**Direction:**
Starting at the first line of the listing below, retype each line up to and including the one that contains "0.15, 0.1, 0.1]". Leave pictures out.

**Data in this exercise:**
++++++++

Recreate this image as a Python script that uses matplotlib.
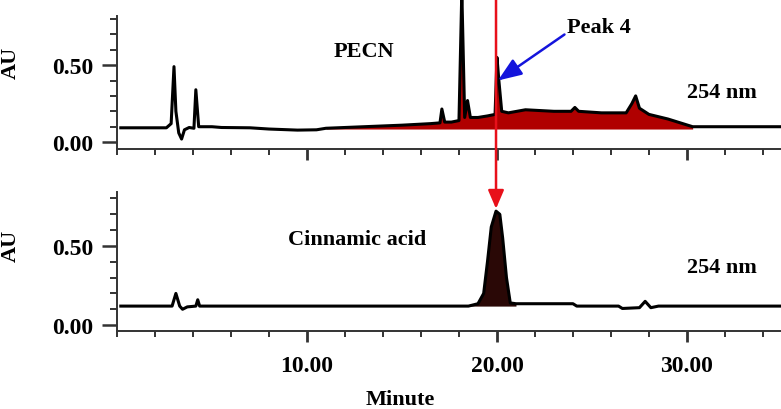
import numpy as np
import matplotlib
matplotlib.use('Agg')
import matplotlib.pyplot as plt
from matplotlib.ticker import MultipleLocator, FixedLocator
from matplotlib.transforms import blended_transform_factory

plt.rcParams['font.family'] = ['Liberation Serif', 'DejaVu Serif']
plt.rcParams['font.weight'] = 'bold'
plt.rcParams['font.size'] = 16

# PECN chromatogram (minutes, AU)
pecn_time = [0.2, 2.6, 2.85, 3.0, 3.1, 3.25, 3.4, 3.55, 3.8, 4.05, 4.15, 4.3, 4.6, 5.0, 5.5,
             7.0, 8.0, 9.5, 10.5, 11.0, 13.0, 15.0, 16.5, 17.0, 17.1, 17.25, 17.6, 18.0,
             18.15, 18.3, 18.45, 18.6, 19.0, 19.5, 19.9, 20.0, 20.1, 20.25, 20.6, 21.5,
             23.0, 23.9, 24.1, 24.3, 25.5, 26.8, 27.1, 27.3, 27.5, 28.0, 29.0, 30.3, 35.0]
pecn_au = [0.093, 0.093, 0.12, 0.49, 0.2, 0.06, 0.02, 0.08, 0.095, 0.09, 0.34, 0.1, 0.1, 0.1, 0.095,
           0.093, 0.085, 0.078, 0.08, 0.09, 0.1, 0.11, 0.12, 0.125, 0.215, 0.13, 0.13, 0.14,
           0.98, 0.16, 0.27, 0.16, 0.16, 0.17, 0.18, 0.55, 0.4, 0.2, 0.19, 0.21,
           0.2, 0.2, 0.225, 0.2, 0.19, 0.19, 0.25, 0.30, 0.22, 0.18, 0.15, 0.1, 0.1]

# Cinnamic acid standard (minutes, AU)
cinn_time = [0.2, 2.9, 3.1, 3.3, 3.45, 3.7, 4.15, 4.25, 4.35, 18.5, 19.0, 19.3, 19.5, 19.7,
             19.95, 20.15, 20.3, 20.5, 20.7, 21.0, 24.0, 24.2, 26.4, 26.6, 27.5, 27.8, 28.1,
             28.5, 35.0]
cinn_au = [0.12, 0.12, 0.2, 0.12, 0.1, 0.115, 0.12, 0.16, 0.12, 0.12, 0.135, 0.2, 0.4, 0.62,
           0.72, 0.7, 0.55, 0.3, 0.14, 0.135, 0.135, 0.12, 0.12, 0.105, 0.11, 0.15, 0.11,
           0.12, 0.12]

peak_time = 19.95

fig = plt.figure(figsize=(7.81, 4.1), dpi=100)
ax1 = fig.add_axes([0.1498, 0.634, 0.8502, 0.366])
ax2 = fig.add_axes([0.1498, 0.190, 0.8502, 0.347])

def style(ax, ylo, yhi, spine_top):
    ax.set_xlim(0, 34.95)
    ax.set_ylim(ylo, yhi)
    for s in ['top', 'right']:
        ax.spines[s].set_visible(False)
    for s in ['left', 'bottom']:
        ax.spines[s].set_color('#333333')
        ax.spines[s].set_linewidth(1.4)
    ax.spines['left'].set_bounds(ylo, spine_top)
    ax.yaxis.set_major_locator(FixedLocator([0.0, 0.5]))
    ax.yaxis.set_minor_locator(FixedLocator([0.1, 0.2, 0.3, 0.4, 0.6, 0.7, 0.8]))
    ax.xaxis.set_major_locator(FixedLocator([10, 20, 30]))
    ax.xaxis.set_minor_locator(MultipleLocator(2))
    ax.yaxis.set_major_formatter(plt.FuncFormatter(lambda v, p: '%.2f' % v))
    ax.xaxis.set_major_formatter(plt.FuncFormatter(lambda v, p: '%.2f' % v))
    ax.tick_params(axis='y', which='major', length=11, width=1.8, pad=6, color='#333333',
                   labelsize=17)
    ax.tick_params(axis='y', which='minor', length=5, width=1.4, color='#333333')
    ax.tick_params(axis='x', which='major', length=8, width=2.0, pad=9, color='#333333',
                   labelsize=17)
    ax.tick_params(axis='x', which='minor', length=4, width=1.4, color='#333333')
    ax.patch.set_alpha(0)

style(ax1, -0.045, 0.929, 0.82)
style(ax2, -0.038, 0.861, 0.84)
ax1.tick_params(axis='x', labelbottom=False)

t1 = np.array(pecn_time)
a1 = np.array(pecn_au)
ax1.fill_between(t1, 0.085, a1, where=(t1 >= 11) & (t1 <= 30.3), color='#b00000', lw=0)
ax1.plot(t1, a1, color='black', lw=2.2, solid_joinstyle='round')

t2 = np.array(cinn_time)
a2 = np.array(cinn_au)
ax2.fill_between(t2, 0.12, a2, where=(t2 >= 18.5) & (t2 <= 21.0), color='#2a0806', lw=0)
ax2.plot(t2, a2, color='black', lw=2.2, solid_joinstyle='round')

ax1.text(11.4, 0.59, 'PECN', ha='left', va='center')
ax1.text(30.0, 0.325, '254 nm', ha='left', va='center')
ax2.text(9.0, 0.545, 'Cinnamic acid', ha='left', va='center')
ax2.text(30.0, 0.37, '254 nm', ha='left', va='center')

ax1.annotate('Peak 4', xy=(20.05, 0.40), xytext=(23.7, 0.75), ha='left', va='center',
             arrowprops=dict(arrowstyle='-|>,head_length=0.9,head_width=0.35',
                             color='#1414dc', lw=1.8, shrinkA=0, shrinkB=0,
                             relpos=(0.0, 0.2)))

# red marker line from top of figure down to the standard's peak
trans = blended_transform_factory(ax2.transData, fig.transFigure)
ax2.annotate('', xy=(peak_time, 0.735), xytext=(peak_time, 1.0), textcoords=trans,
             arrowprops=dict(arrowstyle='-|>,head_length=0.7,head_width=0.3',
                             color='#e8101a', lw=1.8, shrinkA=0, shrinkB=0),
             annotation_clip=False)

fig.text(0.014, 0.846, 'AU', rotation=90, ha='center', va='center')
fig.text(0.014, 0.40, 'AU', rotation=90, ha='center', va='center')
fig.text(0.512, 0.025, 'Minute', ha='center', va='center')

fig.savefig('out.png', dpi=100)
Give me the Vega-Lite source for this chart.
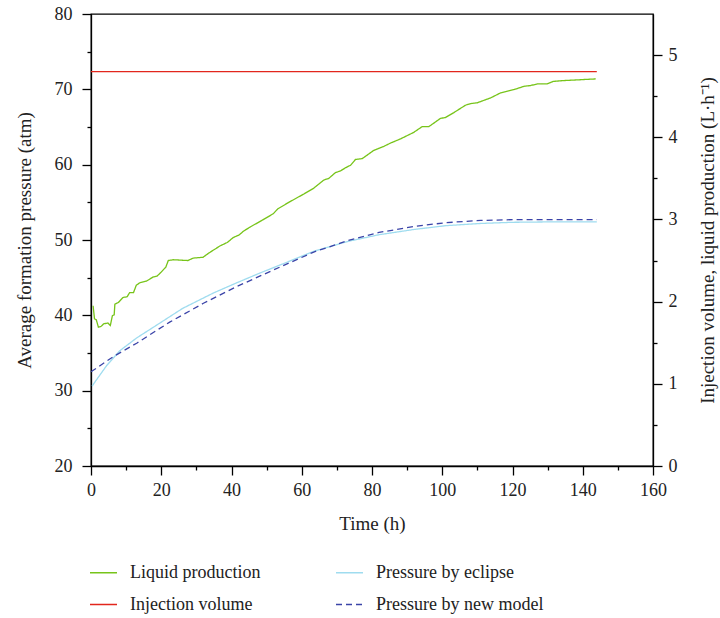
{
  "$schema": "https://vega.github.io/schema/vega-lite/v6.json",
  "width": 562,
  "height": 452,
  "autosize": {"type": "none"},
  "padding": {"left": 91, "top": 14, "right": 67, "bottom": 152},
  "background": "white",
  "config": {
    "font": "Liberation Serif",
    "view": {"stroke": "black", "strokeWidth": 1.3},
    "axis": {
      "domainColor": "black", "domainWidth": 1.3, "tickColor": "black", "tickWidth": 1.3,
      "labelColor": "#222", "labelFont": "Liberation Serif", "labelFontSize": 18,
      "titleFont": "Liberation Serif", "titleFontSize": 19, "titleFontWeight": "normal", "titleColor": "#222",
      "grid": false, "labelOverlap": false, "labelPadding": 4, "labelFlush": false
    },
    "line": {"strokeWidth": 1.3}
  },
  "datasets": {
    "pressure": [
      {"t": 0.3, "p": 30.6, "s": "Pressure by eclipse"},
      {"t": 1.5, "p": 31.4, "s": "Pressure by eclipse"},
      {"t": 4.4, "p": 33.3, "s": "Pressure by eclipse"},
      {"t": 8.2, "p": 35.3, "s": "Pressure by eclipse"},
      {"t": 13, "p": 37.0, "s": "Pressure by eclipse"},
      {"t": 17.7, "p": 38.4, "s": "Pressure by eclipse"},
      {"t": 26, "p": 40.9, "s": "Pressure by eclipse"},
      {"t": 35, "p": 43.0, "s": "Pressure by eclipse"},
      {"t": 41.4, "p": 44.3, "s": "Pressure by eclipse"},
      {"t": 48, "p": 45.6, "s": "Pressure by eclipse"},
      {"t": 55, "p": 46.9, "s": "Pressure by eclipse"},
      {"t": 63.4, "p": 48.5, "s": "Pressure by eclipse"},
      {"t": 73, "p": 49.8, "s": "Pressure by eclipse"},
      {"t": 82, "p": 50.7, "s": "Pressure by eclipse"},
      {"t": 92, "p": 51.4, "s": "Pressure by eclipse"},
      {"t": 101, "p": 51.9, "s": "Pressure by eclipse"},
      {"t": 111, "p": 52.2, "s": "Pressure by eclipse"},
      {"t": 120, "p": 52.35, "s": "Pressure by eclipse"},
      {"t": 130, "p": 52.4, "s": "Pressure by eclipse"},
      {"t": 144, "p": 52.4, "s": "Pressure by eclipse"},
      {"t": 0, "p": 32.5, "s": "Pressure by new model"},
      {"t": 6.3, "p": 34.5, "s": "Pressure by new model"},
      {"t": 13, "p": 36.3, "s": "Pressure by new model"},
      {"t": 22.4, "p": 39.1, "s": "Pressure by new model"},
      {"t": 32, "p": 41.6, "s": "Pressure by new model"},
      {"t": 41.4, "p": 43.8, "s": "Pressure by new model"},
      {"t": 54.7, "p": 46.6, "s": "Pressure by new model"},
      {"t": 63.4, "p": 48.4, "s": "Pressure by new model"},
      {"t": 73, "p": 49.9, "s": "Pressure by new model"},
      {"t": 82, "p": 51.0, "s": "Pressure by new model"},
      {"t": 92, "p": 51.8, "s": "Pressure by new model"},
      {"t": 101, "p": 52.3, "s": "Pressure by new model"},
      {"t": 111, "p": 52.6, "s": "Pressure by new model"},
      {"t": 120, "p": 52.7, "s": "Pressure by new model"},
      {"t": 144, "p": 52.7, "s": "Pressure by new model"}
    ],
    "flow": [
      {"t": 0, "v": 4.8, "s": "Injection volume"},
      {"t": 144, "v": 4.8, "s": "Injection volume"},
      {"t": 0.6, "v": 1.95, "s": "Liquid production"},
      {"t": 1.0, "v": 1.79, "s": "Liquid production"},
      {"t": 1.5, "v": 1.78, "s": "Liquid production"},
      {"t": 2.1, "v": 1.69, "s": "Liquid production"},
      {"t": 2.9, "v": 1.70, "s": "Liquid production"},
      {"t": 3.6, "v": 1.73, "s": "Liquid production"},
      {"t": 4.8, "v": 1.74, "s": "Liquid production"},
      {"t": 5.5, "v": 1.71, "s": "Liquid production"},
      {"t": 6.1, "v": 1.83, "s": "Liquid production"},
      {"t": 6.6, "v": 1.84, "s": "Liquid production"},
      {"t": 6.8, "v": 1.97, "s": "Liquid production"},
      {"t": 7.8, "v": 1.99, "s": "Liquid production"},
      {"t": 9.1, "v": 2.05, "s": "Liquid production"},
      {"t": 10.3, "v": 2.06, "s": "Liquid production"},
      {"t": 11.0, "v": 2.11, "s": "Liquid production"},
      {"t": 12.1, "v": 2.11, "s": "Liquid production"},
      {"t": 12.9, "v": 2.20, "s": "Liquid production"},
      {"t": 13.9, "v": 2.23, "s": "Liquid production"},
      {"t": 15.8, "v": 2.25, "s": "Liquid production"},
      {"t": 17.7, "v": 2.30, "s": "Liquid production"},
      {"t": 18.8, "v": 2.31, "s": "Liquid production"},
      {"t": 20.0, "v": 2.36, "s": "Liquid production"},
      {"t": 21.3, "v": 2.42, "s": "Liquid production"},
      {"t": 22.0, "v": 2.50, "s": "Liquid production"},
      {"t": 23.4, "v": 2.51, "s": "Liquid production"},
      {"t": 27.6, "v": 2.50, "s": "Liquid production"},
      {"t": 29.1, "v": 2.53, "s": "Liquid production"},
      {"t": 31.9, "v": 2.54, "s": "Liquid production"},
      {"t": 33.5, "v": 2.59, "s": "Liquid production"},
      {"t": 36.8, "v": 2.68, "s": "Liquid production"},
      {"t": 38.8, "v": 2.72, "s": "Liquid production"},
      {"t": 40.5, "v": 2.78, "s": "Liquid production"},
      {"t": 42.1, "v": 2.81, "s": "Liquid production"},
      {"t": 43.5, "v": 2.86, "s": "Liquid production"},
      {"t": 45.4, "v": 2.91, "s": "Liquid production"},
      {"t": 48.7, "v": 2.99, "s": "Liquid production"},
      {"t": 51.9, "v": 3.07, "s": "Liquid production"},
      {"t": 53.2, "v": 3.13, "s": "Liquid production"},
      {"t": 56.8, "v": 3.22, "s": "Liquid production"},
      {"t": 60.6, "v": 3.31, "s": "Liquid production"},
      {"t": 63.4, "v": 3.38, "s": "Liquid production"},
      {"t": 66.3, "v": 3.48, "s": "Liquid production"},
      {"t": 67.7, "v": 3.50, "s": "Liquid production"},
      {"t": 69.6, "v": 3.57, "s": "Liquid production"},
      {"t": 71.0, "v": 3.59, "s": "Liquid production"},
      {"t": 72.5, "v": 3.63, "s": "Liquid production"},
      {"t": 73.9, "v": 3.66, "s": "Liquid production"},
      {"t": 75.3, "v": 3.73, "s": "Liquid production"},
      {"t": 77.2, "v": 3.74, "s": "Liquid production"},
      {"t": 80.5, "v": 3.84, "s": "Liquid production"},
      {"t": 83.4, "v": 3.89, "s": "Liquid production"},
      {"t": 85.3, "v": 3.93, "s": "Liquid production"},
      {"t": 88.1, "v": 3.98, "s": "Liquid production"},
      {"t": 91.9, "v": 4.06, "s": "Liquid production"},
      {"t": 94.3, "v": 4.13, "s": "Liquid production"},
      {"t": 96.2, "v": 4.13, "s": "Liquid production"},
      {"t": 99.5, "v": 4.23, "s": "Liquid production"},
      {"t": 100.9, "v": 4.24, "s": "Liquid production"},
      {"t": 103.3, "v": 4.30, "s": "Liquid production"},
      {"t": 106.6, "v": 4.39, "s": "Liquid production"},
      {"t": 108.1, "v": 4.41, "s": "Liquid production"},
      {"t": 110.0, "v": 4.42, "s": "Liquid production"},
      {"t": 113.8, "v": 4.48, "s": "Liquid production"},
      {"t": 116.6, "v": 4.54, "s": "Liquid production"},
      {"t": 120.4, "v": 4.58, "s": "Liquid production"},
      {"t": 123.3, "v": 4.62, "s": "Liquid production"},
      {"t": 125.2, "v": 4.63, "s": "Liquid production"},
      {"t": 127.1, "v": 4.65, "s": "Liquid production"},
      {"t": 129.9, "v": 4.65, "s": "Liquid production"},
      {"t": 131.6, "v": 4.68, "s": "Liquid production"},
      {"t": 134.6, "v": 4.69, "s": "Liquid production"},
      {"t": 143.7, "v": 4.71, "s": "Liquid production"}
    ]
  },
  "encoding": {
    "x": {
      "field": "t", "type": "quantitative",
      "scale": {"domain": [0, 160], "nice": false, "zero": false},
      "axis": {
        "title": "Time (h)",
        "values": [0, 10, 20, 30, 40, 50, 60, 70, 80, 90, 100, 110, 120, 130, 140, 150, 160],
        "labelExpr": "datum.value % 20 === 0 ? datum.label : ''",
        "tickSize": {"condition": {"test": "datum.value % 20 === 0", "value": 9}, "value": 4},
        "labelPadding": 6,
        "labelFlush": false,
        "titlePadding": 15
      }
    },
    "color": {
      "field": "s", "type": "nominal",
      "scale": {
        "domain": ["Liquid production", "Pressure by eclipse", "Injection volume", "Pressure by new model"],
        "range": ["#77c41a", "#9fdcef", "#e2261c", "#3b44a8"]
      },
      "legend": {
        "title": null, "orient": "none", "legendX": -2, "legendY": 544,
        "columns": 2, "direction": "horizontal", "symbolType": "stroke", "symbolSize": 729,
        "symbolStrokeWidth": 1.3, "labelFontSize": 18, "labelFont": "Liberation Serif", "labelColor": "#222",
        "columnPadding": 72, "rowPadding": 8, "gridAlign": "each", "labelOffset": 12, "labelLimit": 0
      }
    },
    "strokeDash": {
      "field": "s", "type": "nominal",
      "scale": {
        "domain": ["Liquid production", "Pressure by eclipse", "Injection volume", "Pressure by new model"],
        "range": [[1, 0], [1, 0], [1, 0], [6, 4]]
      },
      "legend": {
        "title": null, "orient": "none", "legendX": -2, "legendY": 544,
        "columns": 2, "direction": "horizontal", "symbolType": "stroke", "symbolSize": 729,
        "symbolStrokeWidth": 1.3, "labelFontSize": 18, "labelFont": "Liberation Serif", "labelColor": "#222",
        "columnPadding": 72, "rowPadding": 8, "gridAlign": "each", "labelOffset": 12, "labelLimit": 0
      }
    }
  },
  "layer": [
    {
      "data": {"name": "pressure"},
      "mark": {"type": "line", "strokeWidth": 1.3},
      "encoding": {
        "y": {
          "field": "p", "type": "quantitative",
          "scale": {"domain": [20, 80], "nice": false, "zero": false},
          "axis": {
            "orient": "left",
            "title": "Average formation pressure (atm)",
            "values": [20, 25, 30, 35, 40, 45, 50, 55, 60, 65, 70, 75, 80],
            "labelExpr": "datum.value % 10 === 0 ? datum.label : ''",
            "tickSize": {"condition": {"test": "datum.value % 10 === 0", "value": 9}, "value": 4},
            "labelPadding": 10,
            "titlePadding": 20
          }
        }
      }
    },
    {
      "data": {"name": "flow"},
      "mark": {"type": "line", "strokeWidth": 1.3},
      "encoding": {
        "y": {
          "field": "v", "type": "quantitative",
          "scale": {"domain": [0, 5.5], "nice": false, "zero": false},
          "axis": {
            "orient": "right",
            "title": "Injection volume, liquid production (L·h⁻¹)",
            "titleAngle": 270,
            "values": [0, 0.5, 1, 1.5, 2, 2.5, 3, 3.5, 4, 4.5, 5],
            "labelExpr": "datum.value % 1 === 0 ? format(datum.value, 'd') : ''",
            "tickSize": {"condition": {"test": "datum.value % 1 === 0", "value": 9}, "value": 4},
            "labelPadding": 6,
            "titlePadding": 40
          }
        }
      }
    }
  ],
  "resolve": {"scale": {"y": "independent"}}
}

++++++++

**Reply:**
Recreate this image as a Python script that uses matplotlib.
import numpy as np
import matplotlib
matplotlib.use('Agg')
import matplotlib.pyplot as plt
from matplotlib.ticker import MultipleLocator, FixedLocator
from matplotlib.transforms import blended_transform_factory

plt.rcParams['font.family'] = ['Liberation Serif', 'DejaVu Serif']
plt.rcParams['font.weight'] = 'bold'
plt.rcParams['font.size'] = 16

# PECN chromatogram (minutes, AU)
pecn_time = [0.2, 2.6, 2.85, 3.0, 3.1, 3.25, 3.4, 3.55, 3.8, 4.05, 4.15, 4.3, 4.6, 5.0, 5.5,
             7.0, 8.0, 9.5, 10.5, 11.0, 13.0, 15.0, 16.5, 17.0, 17.1, 17.25, 17.6, 18.0,
             18.15, 18.3, 18.45, 18.6, 19.0, 19.5, 19.9, 20.0, 20.1, 20.25, 20.6, 21.5,
             23.0, 23.9, 24.1, 24.3, 25.5, 26.8, 27.1, 27.3, 27.5, 28.0, 29.0, 30.3, 35.0]
pecn_au = [0.093, 0.093, 0.12, 0.49, 0.2, 0.06, 0.02, 0.08, 0.095, 0.09, 0.34, 0.1, 0.1, 0.1, 0.095,
           0.093, 0.085, 0.078, 0.08, 0.09, 0.1, 0.11, 0.12, 0.125, 0.215, 0.13, 0.13, 0.14,
           0.98, 0.16, 0.27, 0.16, 0.16, 0.17, 0.18, 0.55, 0.4, 0.2, 0.19, 0.21,
           0.2, 0.2, 0.225, 0.2, 0.19, 0.19, 0.25, 0.30, 0.22, 0.18, 0.15, 0.1, 0.1]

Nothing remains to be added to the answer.